**WHAT YOU SHOULD DO:** Return each line of the listing that contains the string "this".

**RECORDED INFORMATION:**
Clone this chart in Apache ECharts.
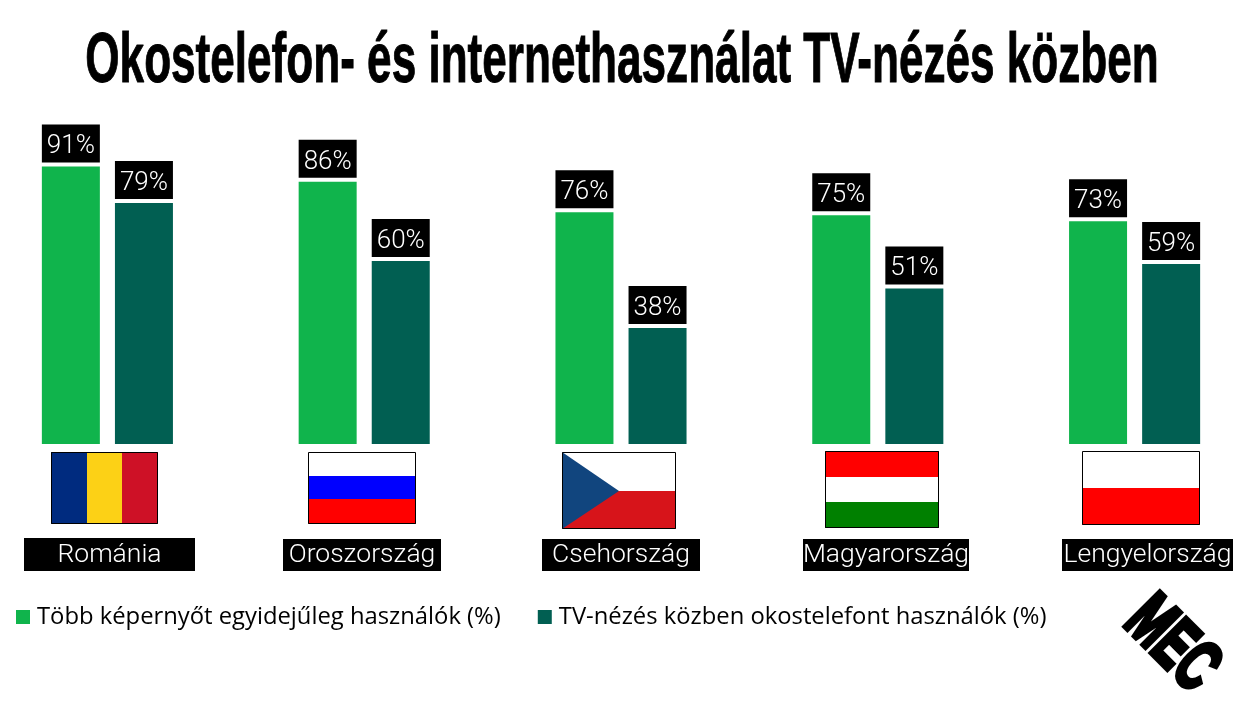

---

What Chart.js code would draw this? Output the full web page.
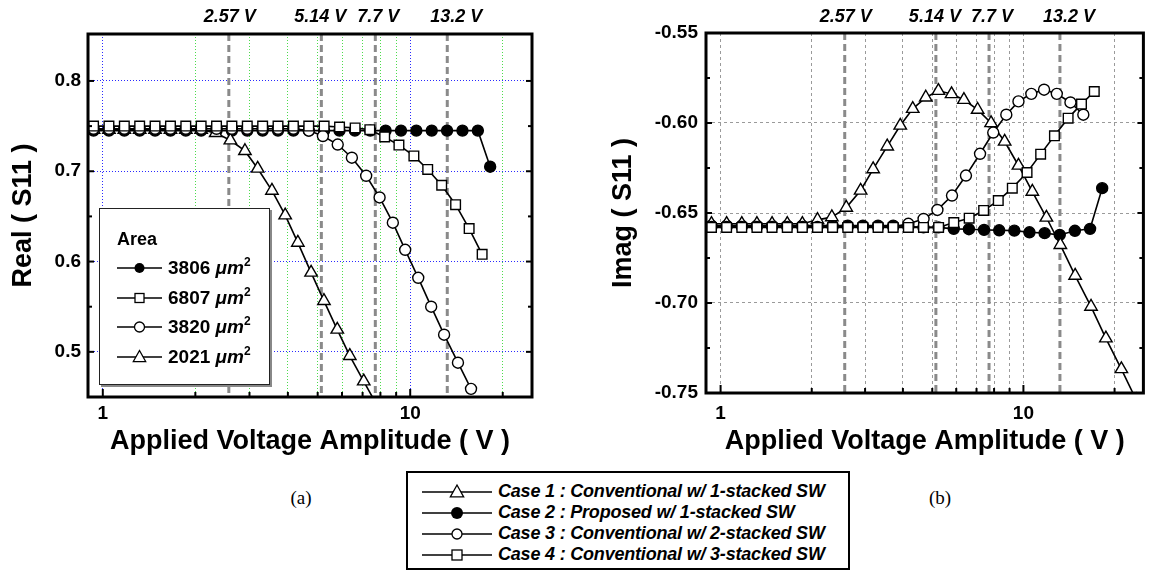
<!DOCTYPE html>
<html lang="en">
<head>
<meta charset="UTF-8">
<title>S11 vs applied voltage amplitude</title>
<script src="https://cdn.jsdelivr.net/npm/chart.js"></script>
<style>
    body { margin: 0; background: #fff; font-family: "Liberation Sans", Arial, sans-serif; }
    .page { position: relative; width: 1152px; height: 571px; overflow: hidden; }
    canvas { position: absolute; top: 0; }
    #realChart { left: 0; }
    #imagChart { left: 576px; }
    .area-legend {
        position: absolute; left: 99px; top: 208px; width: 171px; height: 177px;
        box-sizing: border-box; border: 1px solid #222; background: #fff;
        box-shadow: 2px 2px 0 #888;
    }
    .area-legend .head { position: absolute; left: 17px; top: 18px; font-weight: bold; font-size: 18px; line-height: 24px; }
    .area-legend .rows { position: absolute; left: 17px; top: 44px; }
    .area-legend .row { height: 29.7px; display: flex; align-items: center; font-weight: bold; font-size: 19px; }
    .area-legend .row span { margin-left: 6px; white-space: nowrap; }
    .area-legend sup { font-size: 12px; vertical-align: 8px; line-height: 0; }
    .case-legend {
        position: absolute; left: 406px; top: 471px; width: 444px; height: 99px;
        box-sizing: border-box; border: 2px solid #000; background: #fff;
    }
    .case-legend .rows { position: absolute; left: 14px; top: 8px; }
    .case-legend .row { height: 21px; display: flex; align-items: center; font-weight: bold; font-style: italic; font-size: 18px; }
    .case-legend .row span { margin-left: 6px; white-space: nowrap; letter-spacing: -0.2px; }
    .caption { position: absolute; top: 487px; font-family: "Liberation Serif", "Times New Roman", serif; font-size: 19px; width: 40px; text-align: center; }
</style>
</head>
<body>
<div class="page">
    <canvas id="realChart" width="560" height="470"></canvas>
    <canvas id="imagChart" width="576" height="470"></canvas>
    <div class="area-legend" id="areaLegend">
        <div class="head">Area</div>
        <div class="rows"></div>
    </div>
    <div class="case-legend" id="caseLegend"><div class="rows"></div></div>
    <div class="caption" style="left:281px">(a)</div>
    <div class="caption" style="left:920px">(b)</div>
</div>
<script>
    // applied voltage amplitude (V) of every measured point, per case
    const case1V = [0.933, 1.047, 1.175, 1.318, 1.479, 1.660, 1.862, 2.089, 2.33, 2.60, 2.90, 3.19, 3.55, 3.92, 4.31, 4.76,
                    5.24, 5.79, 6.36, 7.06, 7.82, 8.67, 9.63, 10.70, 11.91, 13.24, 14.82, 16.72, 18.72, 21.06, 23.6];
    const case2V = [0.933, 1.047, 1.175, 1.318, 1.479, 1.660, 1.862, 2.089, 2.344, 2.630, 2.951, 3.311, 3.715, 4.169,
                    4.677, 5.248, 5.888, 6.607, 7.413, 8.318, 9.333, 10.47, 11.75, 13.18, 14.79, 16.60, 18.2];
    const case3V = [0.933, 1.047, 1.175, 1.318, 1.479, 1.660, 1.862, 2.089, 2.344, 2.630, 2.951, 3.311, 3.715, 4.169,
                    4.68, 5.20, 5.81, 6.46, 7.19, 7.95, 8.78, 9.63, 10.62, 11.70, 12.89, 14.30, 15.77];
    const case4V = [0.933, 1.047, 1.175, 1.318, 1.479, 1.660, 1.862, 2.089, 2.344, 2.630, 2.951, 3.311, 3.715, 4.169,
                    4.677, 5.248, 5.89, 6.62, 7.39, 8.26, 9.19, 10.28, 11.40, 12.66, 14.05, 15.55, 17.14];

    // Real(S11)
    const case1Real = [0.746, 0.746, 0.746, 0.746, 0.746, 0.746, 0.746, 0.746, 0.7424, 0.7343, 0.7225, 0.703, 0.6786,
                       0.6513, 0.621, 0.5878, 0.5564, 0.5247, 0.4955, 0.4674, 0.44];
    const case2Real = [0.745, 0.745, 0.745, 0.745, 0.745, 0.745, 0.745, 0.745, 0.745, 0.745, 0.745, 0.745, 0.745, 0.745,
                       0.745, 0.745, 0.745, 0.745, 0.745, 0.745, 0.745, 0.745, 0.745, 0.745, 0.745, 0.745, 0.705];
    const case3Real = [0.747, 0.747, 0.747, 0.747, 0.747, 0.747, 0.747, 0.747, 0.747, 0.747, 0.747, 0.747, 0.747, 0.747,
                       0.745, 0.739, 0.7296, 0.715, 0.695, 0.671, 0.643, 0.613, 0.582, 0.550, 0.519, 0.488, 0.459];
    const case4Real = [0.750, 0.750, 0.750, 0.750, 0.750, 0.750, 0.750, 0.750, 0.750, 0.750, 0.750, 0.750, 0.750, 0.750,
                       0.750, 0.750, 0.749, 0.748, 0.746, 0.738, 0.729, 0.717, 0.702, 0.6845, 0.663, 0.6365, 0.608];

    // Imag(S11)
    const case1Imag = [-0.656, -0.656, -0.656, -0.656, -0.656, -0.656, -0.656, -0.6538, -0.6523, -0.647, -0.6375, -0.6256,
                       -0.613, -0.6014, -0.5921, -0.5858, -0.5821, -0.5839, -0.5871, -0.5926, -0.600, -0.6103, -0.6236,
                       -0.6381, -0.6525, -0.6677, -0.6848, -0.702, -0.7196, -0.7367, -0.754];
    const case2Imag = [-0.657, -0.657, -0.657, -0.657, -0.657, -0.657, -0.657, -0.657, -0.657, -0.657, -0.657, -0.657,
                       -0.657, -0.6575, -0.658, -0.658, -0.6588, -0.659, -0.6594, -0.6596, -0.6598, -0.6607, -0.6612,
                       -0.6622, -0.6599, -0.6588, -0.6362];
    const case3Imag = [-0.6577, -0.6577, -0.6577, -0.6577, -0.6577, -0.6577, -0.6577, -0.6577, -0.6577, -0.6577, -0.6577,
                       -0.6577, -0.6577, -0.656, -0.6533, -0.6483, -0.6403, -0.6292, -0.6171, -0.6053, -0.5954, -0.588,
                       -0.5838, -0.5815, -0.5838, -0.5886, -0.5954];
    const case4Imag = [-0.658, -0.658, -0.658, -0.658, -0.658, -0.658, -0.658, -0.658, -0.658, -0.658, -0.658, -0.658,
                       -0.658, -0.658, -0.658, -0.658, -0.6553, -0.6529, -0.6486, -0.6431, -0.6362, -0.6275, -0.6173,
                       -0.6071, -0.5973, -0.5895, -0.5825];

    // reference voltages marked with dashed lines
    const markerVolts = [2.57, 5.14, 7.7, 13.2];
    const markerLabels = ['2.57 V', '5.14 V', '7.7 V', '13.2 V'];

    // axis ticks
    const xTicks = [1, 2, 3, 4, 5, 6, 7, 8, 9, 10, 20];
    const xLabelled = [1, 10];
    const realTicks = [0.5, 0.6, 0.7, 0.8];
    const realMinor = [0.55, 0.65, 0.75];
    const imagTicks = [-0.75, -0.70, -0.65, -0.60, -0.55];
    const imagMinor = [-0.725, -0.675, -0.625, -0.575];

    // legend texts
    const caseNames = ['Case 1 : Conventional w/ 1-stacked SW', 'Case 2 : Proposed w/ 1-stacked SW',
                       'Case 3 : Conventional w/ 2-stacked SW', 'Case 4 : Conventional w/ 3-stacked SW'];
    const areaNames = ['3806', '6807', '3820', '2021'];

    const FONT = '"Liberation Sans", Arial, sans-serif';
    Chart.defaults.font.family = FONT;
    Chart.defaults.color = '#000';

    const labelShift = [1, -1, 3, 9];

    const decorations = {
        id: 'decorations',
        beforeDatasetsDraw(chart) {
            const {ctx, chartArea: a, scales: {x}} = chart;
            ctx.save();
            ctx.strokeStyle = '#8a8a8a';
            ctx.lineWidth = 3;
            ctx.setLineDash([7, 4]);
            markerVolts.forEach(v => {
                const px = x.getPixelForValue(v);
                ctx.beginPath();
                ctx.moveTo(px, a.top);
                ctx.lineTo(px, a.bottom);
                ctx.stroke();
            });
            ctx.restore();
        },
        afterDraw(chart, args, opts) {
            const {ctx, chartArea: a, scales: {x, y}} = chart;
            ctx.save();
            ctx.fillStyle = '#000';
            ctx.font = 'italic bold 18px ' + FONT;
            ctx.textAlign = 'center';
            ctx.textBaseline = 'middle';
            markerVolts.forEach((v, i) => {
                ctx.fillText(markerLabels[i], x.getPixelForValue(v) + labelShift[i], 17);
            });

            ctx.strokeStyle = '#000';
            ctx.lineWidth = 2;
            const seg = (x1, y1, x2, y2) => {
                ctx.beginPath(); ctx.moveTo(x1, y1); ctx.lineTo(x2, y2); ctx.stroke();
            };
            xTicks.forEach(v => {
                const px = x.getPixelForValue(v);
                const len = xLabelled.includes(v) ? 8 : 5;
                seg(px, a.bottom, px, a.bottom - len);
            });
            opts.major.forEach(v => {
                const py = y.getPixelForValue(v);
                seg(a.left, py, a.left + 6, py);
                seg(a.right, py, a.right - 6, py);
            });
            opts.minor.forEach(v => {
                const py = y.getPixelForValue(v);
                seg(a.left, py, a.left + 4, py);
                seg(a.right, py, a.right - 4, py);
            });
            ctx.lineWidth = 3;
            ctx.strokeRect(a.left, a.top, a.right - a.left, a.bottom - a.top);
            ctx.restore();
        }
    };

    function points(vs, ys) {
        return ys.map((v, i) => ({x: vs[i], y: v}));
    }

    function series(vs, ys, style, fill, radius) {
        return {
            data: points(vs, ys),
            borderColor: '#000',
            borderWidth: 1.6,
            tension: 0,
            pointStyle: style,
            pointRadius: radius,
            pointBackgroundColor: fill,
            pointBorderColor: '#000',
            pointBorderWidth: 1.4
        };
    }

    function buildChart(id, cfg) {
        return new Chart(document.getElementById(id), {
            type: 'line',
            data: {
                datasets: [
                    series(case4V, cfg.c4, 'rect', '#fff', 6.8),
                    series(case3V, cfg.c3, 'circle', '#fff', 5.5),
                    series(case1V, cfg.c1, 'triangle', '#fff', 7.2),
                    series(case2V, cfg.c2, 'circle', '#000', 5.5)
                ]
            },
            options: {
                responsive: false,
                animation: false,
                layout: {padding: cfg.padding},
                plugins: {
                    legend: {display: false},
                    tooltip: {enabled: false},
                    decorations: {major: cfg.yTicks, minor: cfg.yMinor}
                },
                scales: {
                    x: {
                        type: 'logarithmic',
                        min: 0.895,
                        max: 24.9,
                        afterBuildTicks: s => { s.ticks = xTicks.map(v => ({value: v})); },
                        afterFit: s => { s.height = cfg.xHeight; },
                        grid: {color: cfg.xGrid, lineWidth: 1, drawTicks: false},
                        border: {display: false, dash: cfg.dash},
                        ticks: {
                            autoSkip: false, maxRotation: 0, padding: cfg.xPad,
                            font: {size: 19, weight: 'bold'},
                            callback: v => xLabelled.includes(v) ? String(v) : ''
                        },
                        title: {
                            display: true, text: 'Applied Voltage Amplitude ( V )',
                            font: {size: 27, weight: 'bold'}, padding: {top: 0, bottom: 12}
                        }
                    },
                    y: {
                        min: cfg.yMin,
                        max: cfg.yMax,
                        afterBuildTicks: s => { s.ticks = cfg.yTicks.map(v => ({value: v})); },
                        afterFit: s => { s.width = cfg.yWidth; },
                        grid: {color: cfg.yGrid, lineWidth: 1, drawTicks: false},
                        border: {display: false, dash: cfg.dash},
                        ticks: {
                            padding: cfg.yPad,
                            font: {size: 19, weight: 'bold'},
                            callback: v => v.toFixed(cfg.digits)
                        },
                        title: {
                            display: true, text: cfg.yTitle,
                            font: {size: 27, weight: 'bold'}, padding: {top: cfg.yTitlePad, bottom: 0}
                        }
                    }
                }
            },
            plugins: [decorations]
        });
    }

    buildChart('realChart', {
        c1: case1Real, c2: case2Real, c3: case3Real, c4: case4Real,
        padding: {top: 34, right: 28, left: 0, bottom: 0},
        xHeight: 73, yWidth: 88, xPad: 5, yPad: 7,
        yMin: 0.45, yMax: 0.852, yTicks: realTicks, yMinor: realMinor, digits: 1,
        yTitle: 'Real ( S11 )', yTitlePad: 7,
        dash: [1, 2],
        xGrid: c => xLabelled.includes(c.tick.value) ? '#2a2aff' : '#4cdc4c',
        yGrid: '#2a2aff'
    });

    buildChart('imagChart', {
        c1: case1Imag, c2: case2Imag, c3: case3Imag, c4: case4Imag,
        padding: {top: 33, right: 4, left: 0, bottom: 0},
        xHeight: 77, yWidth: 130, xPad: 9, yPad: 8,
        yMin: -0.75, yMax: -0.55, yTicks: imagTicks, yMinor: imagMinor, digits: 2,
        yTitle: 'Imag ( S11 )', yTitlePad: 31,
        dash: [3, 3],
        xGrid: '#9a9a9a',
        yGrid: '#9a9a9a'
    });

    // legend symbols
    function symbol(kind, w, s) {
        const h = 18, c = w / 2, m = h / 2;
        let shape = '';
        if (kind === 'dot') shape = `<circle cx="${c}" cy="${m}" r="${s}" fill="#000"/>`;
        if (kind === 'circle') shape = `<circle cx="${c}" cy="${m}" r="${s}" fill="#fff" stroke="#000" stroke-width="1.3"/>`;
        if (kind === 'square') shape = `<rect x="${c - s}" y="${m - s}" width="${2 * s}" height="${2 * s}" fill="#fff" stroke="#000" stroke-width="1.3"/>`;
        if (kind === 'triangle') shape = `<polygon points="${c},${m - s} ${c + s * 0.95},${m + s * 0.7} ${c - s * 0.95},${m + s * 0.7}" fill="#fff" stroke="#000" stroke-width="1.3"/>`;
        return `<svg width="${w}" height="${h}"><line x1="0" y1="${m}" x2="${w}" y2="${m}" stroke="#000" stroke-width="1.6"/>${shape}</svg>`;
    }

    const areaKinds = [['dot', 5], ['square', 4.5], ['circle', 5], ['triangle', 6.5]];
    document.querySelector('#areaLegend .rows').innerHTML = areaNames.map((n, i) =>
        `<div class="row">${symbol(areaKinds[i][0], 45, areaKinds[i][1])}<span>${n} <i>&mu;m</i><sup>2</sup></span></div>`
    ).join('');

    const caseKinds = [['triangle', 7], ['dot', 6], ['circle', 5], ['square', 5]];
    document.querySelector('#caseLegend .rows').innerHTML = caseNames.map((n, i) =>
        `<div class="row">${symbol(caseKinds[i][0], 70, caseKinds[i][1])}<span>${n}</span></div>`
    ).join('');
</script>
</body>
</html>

**SOLUTION TO THE EXERCISE:**
Clone this chart in Apache ECharts.
What Chart.js code would draw this? Output the full web page.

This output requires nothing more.